CockroachDB has made enormous progress on PostgreSQL compatibility in 2025 and 2026 — CockroachDB 24.3 (released March 2026) added support for row-level triggers and improved PL/pgSQL coverage — but gaps remain. Advisory locks and certain advanced PostgreSQL extensions still require workarounds. The CockroachDB team maintains a PostgreSQL compatibility reference that catalogs every gap. Expect to refactor approximately 5-15% of your schema during migration, depending on how many PostgreSQL-specific features you use.

If your team has deep PostgreSQL expertise and you want to minimize migration friction, YugabyteDB is the path of least resistance. If you’re starting fresh and don’t need advanced PostgreSQL features, CockroachDB’s compatibility surface is sufficient.

Consistency Model: The Defining Trade-Off

This is the decision that matters most — and it’s the one that’s hardest to change later.

CockroachDB defaults to strict serializable isolation across all operations. Every transaction behaves as if it were executed one at a time, in some order, across the entire cluster. You write to any node, read from any node, and the result is globally consistent. There is no stale read, no divergent view, no “eventual” anything. The cost: approximately 10-15% higher latency on write-heavy workloads compared to YugabyteDB’s default isolation level.

YugabyteDB defaults to snapshot isolation (PostgreSQL’s repeatable read equivalent). This means transactions see a consistent snapshot of the database as of when they started — which is sufficient for most applications. For workloads that need strict serializable isolation, you can enable it per-transaction, but the path to verifying correctness is less well-trodden than CockroachDB’s default.

If your application needs global, multi-region serializable transactions — financial systems, inventory management, any workload where “read your own write” is a hard requirement — CockroachDB’s default consistency is the safer bet. If your workload operates within a single region and can tolerate snapshot isolation, YugabyteDB’s approach gives you higher throughput with fewer trade-offs.

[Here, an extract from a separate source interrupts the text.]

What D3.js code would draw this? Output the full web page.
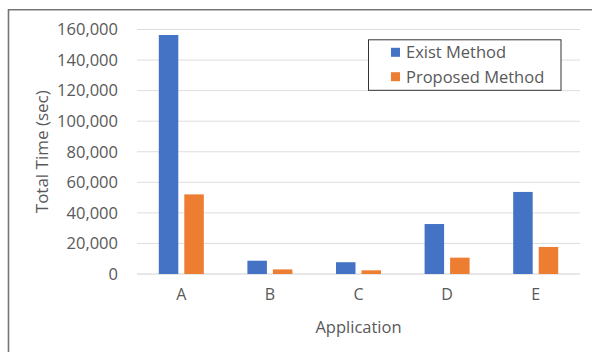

Write Throughput and Latency: What Benchmarks Actually Show

Independent benchmarks from multiple sources converge on a consistent pattern:

WorkloadYugabyteDBCockroachDBDifference
Single-region writes (8-node)~40,000 TPS~35,000 TPSYugabyteDB +14%
Multi-region writes (3 regions)~18,000 TPS~22,000 TPSCockroachDB +22%
P99 read latency (single region)8ms12msYugabyteDB faster
P99 read latency (cross-region)45ms28msCockroachDB faster

The pattern is clear: YugabyteDB wins on raw single-region throughput, while CockroachDB’s tighter consistency model and multi-active storage give it better cross-region performance and latency predictability.

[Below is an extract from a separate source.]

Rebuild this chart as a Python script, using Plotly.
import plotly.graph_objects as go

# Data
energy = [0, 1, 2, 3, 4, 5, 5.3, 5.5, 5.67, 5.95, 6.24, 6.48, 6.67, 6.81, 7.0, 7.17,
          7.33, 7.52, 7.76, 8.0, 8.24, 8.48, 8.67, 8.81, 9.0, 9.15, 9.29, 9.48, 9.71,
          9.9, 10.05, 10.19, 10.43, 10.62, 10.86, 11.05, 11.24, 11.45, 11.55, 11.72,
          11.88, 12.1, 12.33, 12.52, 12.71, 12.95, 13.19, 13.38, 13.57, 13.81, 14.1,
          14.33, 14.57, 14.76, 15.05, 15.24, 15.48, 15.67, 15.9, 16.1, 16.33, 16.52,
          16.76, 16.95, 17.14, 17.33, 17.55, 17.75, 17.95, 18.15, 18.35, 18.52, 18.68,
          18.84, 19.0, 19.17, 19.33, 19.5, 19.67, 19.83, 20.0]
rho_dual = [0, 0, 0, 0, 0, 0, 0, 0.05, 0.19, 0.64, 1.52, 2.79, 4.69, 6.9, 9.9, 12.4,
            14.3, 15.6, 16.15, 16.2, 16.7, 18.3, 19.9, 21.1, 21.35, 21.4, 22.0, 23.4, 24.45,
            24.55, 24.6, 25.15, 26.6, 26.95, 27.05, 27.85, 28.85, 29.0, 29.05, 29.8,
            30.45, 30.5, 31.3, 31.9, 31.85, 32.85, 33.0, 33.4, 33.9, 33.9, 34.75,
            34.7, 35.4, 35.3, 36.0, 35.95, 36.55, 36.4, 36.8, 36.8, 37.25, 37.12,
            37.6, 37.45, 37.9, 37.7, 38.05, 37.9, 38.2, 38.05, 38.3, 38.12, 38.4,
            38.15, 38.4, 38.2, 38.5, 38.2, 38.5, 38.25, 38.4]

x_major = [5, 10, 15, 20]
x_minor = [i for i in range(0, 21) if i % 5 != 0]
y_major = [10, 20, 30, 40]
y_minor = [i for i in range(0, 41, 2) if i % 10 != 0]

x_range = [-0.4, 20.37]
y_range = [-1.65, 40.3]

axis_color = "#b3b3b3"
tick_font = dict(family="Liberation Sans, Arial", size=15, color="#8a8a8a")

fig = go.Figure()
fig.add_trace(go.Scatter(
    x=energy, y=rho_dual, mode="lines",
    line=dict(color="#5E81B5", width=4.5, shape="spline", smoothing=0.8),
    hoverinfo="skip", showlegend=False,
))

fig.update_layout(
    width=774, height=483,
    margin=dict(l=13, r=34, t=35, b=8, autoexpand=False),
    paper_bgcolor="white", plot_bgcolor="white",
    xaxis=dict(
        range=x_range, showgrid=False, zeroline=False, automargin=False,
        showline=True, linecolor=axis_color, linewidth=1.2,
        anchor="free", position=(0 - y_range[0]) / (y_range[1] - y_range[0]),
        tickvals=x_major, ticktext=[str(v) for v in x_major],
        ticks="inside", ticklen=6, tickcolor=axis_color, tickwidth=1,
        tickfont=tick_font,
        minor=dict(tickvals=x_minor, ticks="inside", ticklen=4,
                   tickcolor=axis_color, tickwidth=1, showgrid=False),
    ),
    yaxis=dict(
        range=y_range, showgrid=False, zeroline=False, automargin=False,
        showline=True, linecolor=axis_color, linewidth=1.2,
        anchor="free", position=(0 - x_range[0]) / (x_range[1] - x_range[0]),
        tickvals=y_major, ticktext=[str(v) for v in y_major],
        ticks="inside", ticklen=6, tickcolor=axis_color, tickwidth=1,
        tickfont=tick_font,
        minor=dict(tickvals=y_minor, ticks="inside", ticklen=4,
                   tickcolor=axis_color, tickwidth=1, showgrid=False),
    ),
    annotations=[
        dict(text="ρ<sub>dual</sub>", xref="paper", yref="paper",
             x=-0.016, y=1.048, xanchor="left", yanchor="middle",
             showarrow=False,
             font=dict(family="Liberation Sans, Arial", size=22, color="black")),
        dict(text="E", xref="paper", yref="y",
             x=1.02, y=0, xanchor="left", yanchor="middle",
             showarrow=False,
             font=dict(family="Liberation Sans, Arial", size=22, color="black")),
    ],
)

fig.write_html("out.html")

Important caveat: These are controlled benchmarks. Your actual throughput depends on schema design, query patterns, and network topology. Both databases handle 30,000+ TPS in production configurations — the question is whether the difference matters for your specific workload.

Multi-Region Deployment: Where CockroachDB Pulls Ahead

If your application needs active-active across multiple geographic regions, CockroachDB’s multi-region feature set is more mature:

  • Global tables — tables that should maintain low-latency reads from any region
  • Regional tables — tables pinned to a specific region for lowest latency
  • Follower reads — stale-but-consistent reads from local replicas
  • Survival goals — region vs availability zone failure tolerance

YugabyteDB’s xCluster replication handles both active-passive and active-active setups, but the topology management is more manual. You configure replication groups per table, manage namespace mapping across clusters, and handle failover procedures yourself. It works — several production deployments at hedge funds and trading platforms use this approach — but it requires a deeper understanding of the underlying replication mechanics.

For a single-region deployment with a remote disaster recovery site, both databases handle this well and the choice comes down to consistency model preference. For active-active multi-region with strong global consistency, CockroachDB’s tooling is significantly more mature.

Operational Maturity

Cockroach Labs has been shipping production-grade distributed SQL since 2017 — CockroachDB 1.0 was released in May 2017 — and the operational tooling reflects that history. The CockroachDB operator for Kubernetes, the built-in web UI, and the backup/restore tooling (including incremental backups to object storage) are battle-tested across thousands of deployments.

YugabyteDB — founded in 2016, with YugabyteDB 2.0 shipping in 2020 — has been catching up quickly. YugabyteDB Anywhere (the management platform) and the Kubernetes operator have matured significantly in 2025-2026, but the operational ecosystem is less extensive than CockroachDB’s. Expect to write more custom tooling for monitoring, backup management, and cluster operations compared to CockroachDB.

What You Can Actually Use Today

Both databases are production-ready in 2026 for most workloads. Here’s when to pick each:

Use CockroachDB when:

  • Global serializable transactions are non-negotiable
  • You’re deploying active-active across multiple geographic regions
  • Your team values operational maturity and built-in tooling over PostgreSQL feature compatibility
  • You’re starting fresh and don’t need to migrate an existing PostgreSQL schema

Use YugabyteDB when:

  • PostgreSQL compatibility is your primary requirement (migrating an existing workload)
  • You need maximum single-region write throughput
  • Snapshot isolation is sufficient for your consistency needs
  • Your deployment is primarily single-region with a DR site

If you’re still unsure: Start with a proof of concept on both. CockroachDB offers CockroachDB Serverless (free tier, up to 10GB storage), and YugabyteDB offers YugabyteDB Managed (free tier, up to 5GB storage). Deploy the same schema, run the same queries, and measure which one matches your real workload patterns. The architecture and consistency trade-offs matter less than whether your specific queries complete within your latency budget.